start INFORMATION GIVEN
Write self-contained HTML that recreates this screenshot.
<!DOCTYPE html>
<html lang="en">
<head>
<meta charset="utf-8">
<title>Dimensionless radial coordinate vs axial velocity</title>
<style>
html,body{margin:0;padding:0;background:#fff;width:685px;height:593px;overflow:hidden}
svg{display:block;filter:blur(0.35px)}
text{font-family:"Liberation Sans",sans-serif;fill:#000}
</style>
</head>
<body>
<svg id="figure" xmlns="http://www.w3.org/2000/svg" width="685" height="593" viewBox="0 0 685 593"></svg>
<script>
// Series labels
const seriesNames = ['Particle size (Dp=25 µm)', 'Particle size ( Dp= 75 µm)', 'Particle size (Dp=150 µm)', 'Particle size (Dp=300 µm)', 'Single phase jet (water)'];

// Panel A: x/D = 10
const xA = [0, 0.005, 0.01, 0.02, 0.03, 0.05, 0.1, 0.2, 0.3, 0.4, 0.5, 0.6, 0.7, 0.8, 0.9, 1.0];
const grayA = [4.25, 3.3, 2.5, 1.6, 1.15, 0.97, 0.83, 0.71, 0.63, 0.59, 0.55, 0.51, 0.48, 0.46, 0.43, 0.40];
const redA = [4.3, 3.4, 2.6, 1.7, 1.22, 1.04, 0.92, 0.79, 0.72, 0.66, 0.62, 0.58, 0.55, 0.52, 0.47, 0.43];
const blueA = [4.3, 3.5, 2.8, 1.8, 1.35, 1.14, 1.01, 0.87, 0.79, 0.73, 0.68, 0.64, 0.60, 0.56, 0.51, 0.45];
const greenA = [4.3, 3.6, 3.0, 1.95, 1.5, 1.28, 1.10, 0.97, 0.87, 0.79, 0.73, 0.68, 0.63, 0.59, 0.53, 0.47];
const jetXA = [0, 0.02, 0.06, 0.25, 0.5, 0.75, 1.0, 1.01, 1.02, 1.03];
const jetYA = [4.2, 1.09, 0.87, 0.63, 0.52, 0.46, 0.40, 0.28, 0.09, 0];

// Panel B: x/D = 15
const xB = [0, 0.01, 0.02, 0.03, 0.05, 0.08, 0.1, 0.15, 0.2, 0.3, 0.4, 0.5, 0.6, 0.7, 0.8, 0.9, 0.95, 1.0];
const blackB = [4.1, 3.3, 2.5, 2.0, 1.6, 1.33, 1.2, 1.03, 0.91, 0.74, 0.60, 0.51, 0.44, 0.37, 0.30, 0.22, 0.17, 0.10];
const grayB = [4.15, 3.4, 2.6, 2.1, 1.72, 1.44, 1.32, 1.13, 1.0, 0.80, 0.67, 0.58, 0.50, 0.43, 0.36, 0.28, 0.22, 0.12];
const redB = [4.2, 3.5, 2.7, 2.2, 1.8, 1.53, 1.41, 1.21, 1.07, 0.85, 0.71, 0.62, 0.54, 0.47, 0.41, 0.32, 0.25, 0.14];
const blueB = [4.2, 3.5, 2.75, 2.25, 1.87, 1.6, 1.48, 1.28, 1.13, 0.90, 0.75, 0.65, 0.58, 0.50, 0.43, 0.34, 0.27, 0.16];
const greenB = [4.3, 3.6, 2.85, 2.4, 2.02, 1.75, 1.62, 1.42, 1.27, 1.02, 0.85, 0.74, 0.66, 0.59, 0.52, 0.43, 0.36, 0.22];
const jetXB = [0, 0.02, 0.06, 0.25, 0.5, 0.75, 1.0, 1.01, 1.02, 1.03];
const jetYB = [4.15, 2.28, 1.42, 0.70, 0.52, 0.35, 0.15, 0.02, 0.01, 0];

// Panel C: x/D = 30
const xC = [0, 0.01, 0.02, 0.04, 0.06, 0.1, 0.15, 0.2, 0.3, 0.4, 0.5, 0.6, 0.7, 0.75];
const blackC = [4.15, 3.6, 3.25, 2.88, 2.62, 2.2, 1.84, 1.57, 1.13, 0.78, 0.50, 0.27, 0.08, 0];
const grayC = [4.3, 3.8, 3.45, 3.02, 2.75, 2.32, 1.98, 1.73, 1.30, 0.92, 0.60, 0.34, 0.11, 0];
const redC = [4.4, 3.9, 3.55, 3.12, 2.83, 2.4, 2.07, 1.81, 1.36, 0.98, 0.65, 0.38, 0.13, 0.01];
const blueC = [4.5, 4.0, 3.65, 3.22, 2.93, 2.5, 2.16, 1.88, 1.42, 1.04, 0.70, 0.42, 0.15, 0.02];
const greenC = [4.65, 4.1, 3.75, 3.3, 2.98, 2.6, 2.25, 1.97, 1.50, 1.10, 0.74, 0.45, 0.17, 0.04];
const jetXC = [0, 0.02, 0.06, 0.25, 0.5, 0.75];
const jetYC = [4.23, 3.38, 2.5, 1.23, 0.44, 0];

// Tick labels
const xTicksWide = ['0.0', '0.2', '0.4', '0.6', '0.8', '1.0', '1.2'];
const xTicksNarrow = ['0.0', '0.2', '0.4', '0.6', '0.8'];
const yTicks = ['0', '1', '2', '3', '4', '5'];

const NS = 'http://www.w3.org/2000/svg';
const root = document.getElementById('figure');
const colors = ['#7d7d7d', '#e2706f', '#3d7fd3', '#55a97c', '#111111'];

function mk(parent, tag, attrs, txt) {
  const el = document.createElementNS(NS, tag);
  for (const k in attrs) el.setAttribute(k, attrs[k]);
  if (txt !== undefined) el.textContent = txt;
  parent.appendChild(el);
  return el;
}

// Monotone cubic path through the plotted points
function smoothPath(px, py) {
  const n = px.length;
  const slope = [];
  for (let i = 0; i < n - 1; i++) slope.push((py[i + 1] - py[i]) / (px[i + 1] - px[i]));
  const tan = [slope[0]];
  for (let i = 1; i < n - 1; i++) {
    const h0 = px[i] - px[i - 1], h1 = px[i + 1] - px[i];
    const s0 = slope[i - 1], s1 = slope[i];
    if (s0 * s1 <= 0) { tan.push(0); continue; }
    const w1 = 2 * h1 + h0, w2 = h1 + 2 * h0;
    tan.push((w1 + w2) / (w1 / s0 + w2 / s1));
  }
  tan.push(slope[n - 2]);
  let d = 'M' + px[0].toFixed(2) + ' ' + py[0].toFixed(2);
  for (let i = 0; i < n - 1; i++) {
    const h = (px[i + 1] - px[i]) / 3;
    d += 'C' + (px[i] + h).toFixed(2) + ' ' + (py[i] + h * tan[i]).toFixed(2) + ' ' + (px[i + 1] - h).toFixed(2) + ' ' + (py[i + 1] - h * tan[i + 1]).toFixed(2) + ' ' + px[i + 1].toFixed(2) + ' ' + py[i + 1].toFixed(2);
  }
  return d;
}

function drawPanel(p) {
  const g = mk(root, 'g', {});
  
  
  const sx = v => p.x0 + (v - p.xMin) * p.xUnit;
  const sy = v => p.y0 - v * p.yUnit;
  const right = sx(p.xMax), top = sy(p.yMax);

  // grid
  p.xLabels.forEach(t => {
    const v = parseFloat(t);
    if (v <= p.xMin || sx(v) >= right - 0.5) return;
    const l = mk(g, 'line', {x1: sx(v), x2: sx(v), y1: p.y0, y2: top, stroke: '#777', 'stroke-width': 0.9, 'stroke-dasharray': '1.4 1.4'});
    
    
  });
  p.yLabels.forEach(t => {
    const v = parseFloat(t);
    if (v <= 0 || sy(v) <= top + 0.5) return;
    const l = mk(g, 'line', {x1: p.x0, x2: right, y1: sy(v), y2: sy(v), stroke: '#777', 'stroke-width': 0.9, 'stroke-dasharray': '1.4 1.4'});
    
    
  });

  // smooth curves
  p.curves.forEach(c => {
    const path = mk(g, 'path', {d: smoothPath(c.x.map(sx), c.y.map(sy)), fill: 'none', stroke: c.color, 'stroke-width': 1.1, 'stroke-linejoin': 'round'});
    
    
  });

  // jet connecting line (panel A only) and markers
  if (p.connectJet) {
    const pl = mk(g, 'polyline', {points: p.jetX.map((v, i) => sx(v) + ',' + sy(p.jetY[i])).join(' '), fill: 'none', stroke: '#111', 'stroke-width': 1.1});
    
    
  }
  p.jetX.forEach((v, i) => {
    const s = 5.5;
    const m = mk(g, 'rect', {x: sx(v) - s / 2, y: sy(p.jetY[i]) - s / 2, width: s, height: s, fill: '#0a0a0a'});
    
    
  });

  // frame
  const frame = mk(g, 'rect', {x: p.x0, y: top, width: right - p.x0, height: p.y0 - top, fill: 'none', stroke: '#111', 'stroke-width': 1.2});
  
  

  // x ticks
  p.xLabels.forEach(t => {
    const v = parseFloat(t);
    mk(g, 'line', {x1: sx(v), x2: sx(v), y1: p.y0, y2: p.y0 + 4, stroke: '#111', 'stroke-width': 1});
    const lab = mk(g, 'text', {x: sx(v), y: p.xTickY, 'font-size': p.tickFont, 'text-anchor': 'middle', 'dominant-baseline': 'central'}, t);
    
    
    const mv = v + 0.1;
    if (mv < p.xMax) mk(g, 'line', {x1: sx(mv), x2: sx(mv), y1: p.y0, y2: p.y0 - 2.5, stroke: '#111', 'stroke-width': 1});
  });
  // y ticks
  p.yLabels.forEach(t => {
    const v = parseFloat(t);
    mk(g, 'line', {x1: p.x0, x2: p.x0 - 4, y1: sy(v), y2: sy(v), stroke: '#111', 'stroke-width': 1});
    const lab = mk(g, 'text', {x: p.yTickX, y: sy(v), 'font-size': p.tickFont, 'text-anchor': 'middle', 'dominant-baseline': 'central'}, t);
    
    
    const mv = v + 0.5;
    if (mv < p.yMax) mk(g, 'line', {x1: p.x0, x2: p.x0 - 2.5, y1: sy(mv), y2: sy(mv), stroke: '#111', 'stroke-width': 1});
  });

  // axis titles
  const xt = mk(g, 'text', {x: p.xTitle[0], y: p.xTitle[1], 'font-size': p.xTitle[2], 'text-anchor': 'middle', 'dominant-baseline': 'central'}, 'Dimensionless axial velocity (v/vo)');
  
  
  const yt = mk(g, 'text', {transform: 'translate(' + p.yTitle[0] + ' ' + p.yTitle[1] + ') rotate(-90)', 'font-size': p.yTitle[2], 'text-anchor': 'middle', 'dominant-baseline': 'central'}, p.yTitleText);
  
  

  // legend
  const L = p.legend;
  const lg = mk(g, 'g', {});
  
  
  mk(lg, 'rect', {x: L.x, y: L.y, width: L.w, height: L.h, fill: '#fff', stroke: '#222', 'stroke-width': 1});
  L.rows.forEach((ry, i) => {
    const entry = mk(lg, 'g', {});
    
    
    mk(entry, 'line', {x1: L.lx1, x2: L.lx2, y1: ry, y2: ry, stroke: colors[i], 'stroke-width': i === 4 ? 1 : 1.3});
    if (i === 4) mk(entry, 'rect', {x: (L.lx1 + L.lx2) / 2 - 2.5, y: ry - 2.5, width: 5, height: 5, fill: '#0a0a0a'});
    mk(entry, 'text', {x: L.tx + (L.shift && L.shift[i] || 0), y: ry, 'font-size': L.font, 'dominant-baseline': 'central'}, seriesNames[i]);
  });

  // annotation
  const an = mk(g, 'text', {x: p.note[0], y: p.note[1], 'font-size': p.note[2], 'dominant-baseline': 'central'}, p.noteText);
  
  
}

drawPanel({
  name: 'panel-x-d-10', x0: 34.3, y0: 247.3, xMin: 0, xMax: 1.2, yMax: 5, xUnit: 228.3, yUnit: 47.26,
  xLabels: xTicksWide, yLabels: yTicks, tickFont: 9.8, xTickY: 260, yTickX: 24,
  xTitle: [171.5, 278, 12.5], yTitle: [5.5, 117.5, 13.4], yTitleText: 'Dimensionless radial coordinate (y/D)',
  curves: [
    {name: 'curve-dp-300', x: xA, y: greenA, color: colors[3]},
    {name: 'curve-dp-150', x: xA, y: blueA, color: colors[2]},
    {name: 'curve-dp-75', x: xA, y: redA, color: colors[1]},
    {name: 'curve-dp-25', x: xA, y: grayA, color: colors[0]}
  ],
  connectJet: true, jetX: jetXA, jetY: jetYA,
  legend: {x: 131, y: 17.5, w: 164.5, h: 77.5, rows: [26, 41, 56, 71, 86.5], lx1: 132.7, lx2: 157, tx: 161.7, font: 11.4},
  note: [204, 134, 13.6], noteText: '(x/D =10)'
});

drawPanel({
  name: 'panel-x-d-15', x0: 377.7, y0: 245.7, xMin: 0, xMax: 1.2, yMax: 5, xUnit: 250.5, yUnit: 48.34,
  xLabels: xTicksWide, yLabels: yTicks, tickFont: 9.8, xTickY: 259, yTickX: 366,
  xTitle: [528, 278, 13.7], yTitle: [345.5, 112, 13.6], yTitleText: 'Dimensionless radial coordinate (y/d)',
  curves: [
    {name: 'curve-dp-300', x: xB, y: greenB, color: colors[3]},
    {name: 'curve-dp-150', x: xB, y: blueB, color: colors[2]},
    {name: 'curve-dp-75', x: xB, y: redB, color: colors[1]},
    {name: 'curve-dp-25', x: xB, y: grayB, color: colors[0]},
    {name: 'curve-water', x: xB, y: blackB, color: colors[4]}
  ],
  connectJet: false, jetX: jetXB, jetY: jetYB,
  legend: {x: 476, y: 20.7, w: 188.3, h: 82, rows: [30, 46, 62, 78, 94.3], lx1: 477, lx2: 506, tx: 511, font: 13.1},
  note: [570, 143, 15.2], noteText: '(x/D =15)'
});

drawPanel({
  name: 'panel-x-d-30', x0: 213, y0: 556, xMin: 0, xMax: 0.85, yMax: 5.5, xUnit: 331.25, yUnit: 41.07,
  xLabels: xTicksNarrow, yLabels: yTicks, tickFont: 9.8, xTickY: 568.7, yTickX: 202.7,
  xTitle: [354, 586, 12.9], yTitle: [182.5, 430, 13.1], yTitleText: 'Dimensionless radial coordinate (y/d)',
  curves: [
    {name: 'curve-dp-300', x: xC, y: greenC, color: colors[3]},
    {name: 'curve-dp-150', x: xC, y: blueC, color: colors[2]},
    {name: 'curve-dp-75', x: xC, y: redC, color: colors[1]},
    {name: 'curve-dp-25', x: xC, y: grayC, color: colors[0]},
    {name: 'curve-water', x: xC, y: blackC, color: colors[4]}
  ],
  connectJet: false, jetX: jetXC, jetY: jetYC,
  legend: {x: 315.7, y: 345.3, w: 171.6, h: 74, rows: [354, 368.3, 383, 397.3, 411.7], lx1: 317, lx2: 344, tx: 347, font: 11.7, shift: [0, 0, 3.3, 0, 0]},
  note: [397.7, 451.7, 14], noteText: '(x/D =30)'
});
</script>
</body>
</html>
end INFORMATION GIVEN
start INFORMATION GIVEN
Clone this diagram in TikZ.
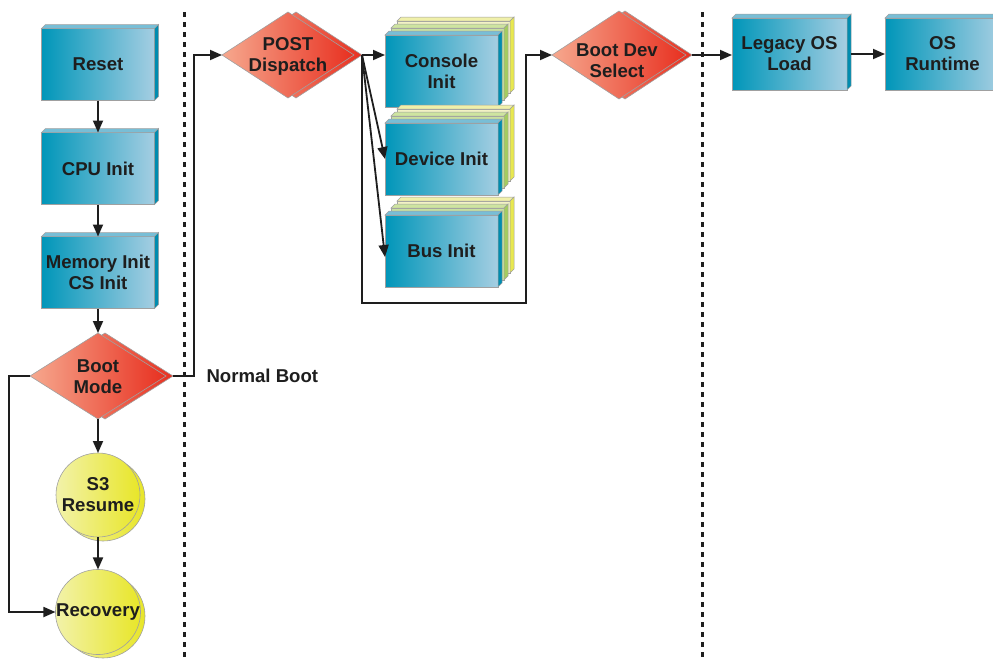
end INFORMATION GIVEN
## SET TASK
Only the lines from the line with "Write self-contained HTML" to the line with "0.28, 0.09, 0];", inclusive, are to be printed, exactly as they appear.

## COMPLETED TASK
Write self-contained HTML that recreates this screenshot.
<!DOCTYPE html>
<html lang="en">
<head>
<meta charset="utf-8">
<title>Dimensionless radial coordinate vs axial velocity</title>
<style>
html,body{margin:0;padding:0;background:#fff;width:685px;height:593px;overflow:hidden}
svg{display:block;filter:blur(0.35px)}
text{font-family:"Liberation Sans",sans-serif;fill:#000}
</style>
</head>
<body>
<svg id="figure" xmlns="http://www.w3.org/2000/svg" width="685" height="593" viewBox="0 0 685 593"></svg>
<script>
// Series labels
const seriesNames = ['Particle size (Dp=25 µm)', 'Particle size ( Dp= 75 µm)', 'Particle size (Dp=150 µm)', 'Particle size (Dp=300 µm)', 'Single phase jet (water)'];

// Panel A: x/D = 10
const xA = [0, 0.005, 0.01, 0.02, 0.03, 0.05, 0.1, 0.2, 0.3, 0.4, 0.5, 0.6, 0.7, 0.8, 0.9, 1.0];
const grayA = [4.25, 3.3, 2.5, 1.6, 1.15, 0.97, 0.83, 0.71, 0.63, 0.59, 0.55, 0.51, 0.48, 0.46, 0.43, 0.40];
const redA = [4.3, 3.4, 2.6, 1.7, 1.22, 1.04, 0.92, 0.79, 0.72, 0.66, 0.62, 0.58, 0.55, 0.52, 0.47, 0.43];
const blueA = [4.3, 3.5, 2.8, 1.8, 1.35, 1.14, 1.01, 0.87, 0.79, 0.73, 0.68, 0.64, 0.60, 0.56, 0.51, 0.45];
const greenA = [4.3, 3.6, 3.0, 1.95, 1.5, 1.28, 1.10, 0.97, 0.87, 0.79, 0.73, 0.68, 0.63, 0.59, 0.53, 0.47];
const jetXA = [0, 0.02, 0.06, 0.25, 0.5, 0.75, 1.0, 1.01, 1.02, 1.03];
const jetYA = [4.2, 1.09, 0.87, 0.63, 0.52, 0.46, 0.40, 0.28, 0.09, 0];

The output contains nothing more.